Eco-friendly concrete piles
Development of an eco-friendly concrete for underground geotechnical applications.
- Lead school School of Architecture, Wood and Civil Engineering
- Institute Institute for Infrastructure and Environment IIU
- Research unit Geotechnics and Special Civil Engineering group FGGS
- Funding organisation Innosuisse
- Duration (planned) 01.05.2023 - 30.04.2026
- Project management Prof. Dr. Jean-Baptiste Payeur
- Head of project Dr. Gabriel-Ionut Pascu
- Partner Marti AG Bern
- Keywords Geotechnics, underground construction, sustainability, low carbon concrete, decarbonisation of the construction industry
Piles, pile walls and diaphragm walls are foundation techniques and excavation shoring systems that make it possible to construct deep excavations and deep foundations without causing deformations to neighbouring structures. These techniques are widely used in Switzerland for the construction of new buildings and underground installations, or the strengthening of foundations in existing buildings. The strength and deformation requirements of these structures mean that they have to be very solid and are usually made of reinforced concrete that is poured into the drilled boreholes. In addition to sufficient long-term strength, this concrete must also have workability properties that are compatible with use in deep foundations, especially in a water-saturated environment. According to the current state of the art, concrete that fulfils these requirements generally has a very high carbon footprint and contributes significantly to the carbon footprint of the construction sector.
Course of action
In collaboration with Marti Group Bern, which is active in both special foundation engineering and concrete production, BFH’s Geotechnics research group is looking for optimised formulations for deep foundations concrete that have a better carbon footprint. The project is part of an Innosuisse research programme. By working on the various concrete components, durability and workability requirements that are specific to specialist civil engineering, the aim is to significantly reduce the carbon footprint of the concrete mix, optimise construction processes and logistics, and thus improve the environmental performance.

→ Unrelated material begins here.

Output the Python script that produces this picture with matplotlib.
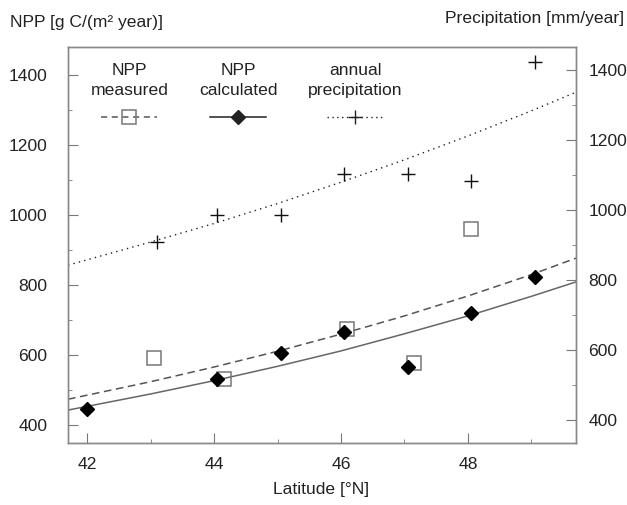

The project began in June 2023. Its first steps consist in characterising the properties of the various components in the laboratory and analysing their life cycle.
Moreover, the project’s aim is to propose a pioneering approach in the field of geotechnical engineering that contributes to the development of standards for the use of concrete in underground structures, and proposes a global approach to life cycle analysis that provides a comprehensive understanding of the construction of deep foundations and is integrated into the entire life cycle of buildings.